Required work
Set down the material once more, exactly as it appears.

========

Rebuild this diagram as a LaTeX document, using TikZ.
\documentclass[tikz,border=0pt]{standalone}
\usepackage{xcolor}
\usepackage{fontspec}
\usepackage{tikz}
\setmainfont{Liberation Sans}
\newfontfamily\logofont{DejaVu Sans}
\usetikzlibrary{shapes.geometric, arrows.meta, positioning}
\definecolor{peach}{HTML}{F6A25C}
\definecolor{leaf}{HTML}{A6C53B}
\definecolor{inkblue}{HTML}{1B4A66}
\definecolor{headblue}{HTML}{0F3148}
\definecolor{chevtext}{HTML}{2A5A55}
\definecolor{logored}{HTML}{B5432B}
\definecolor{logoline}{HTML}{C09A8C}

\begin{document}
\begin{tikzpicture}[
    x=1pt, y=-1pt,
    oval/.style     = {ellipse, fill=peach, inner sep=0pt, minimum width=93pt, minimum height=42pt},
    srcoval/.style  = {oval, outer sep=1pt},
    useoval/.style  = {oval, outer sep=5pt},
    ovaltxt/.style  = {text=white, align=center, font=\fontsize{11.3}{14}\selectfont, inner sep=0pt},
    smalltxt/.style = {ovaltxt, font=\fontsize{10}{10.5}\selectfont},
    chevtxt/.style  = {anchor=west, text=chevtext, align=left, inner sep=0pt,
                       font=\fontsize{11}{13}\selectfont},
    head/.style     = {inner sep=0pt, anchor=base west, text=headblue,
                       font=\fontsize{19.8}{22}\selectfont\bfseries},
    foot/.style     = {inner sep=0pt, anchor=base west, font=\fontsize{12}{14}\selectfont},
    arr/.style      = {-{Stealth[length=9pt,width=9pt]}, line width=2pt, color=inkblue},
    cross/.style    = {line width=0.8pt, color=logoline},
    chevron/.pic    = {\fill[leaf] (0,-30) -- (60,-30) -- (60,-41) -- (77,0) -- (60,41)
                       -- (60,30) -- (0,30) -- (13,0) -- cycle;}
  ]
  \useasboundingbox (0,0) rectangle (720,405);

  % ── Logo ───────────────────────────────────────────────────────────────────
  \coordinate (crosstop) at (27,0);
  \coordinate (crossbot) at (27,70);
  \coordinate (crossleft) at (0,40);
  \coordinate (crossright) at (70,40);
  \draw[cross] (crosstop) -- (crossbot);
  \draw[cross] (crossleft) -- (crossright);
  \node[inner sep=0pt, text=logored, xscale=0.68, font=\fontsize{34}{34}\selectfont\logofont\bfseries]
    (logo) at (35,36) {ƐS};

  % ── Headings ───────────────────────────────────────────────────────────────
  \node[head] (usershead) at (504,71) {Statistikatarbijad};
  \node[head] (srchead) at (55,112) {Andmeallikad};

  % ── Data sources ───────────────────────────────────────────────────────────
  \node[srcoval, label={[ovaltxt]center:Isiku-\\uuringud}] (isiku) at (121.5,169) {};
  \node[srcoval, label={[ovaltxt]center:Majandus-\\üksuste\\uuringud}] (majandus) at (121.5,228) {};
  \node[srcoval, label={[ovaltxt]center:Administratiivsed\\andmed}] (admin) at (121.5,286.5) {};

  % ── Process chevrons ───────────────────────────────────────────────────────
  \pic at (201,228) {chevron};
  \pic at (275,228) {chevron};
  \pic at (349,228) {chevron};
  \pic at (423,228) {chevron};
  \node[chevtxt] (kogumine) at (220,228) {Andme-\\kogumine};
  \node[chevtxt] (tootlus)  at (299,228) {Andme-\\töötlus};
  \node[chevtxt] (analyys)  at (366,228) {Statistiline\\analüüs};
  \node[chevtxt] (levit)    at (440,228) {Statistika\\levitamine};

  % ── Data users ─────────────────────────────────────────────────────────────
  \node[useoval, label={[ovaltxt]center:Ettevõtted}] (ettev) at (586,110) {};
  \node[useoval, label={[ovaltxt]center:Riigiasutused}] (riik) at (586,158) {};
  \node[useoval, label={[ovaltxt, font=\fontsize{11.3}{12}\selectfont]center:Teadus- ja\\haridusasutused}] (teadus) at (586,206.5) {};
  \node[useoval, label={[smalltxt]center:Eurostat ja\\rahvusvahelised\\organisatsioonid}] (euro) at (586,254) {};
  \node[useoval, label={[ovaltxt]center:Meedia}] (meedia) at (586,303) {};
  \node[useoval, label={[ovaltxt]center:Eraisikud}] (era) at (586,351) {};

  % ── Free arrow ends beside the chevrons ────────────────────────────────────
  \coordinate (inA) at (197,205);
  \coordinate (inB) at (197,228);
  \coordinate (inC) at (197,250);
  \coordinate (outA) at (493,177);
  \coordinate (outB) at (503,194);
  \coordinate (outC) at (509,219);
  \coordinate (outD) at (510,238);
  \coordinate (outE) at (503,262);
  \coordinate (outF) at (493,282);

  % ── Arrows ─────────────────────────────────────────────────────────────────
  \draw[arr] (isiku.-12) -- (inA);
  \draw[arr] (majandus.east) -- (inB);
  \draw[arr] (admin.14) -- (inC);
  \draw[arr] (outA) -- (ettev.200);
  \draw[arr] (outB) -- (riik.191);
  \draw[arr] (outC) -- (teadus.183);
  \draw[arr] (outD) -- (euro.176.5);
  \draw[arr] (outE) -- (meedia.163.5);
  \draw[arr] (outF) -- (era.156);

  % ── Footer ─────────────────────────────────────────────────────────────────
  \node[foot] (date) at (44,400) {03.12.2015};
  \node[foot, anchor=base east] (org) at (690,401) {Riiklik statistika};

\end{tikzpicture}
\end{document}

========

Output of the task
Rebuild this diagram as a LaTeX document, using TikZ.
\documentclass[tikz,border=0pt]{standalone}
\usepackage{xcolor}
\usepackage{fontspec}
\usepackage{tikz}
\setmainfont{Liberation Sans}
\newfontfamily\logofont{DejaVu Sans}
\usetikzlibrary{shapes.geometric, arrows.meta, positioning}
\definecolor{peach}{HTML}{F6A25C}
\definecolor{leaf}{HTML}{A6C53B}
\definecolor{inkblue}{HTML}{1B4A66}
\definecolor{headblue}{HTML}{0F3148}
\definecolor{chevtext}{HTML}{2A5A55}
\definecolor{logored}{HTML}{B5432B}
\definecolor{logoline}{HTML}{C09A8C}

\begin{document}
\begin{tikzpicture}[
    x=1pt, y=-1pt,
    oval/.style     = {ellipse, fill=peach, inner sep=0pt, minimum width=93pt, minimum height=42pt},
    srcoval/.style  = {oval, outer sep=1pt},
    useoval/.style  = {oval, outer sep=5pt},
    ovaltxt/.style  = {text=white, align=center, font=\fontsize{11.3}{14}\selectfont, inner sep=0pt},
    smalltxt/.style = {ovaltxt, font=\fontsize{10}{10.5}\selectfont},
    chevtxt/.style  = {anchor=west, text=chevtext, align=left, inner sep=0pt,
                       font=\fontsize{11}{13}\selectfont},
    head/.style     = {inner sep=0pt, anchor=base west, text=headblue,
                       font=\fontsize{19.8}{22}\selectfont\bfseries},
    foot/.style     = {inner sep=0pt, anchor=base west, font=\fontsize{12}{14}\selectfont},
    arr/.style      = {-{Stealth[length=9pt,width=9pt]}, line width=2pt, color=inkblue},
    cross/.style    = {line width=0.8pt, color=logoline},
    chevron/.pic    = {\fill[leaf] (0,-30) -- (60,-30) -- (60,-41) -- (77,0) -- (60,41)
                       -- (60,30) -- (0,30) -- (13,0) -- cycle;}
  ]
  \useasboundingbox (0,0) rectangle (720,405);

  % ── Logo ───────────────────────────────────────────────────────────────────
  \coordinate (crosstop) at (27,0);
  \coordinate (crossbot) at (27,70);
  \coordinate (crossleft) at (0,40);
  \coordinate (crossright) at (70,40);
  \draw[cross] (crosstop) -- (crossbot);
  \draw[cross] (crossleft) -- (crossright);
  \node[inner sep=0pt, text=logored, xscale=0.68, font=\fontsize{34}{34}\selectfont\logofont\bfseries]
    (logo) at (35,36) {ƐS};

  % ── Headings ───────────────────────────────────────────────────────────────
  \node[head] (usershead) at (504,71) {Statistikatarbijad};
  \node[head] (srchead) at (55,112) {Andmeallikad};

  % ── Data sources ───────────────────────────────────────────────────────────
  \node[srcoval, label={[ovaltxt]center:Isiku-\\uuringud}] (isiku) at (121.5,169) {};
  \node[srcoval, label={[ovaltxt]center:Majandus-\\üksuste\\uuringud}] (majandus) at (121.5,228) {};
  \node[srcoval, label={[ovaltxt]center:Administratiivsed\\andmed}] (admin) at (121.5,286.5) {};

  % ── Process chevrons ───────────────────────────────────────────────────────
  \pic at (201,228) {chevron};
  \pic at (275,228) {chevron};
  \pic at (349,228) {chevron};
  \pic at (423,228) {chevron};
  \node[chevtxt] (kogumine) at (220,228) {Andme-\\kogumine};
  \node[chevtxt] (tootlus)  at (299,228) {Andme-\\töötlus};
  \node[chevtxt] (analyys)  at (366,228) {Statistiline\\analüüs};
  \node[chevtxt] (levit)    at (440,228) {Statistika\\levitamine};

  % ── Data users ─────────────────────────────────────────────────────────────
  \node[useoval, label={[ovaltxt]center:Ettevõtted}] (ettev) at (586,110) {};
  \node[useoval, label={[ovaltxt]center:Riigiasutused}] (riik) at (586,158) {};
  \node[useoval, label={[ovaltxt, font=\fontsize{11.3}{12}\selectfont]center:Teadus- ja\\haridusasutused}] (teadus) at (586,206.5) {};
  \node[useoval, label={[smalltxt]center:Eurostat ja\\rahvusvahelised\\organisatsioonid}] (euro) at (586,254) {};
  \node[useoval, label={[ovaltxt]center:Meedia}] (meedia) at (586,303) {};
  \node[useoval, label={[ovaltxt]center:Eraisikud}] (era) at (586,351) {};

  % ── Free arrow ends beside the chevrons ────────────────────────────────────
  \coordinate (inA) at (197,205);
  \coordinate (inB) at (197,228);
  \coordinate (inC) at (197,250);
  \coordinate (outA) at (493,177);
  \coordinate (outB) at (503,194);
  \coordinate (outC) at (509,219);
  \coordinate (outD) at (510,238);
  \coordinate (outE) at (503,262);
  \coordinate (outF) at (493,282);

  % ── Arrows ─────────────────────────────────────────────────────────────────
  \draw[arr] (isiku.-12) -- (inA);
  \draw[arr] (majandus.east) -- (inB);
  \draw[arr] (admin.14) -- (inC);
  \draw[arr] (outA) -- (ettev.200);
  \draw[arr] (outB) -- (riik.191);
  \draw[arr] (outC) -- (teadus.183);
  \draw[arr] (outD) -- (euro.176.5);
  \draw[arr] (outE) -- (meedia.163.5);
  \draw[arr] (outF) -- (era.156);

  % ── Footer ─────────────────────────────────────────────────────────────────
  \node[foot] (date) at (44,400) {03.12.2015};
  \node[foot, anchor=base east] (org) at (690,401) {Riiklik statistika};

\end{tikzpicture}
\end{document}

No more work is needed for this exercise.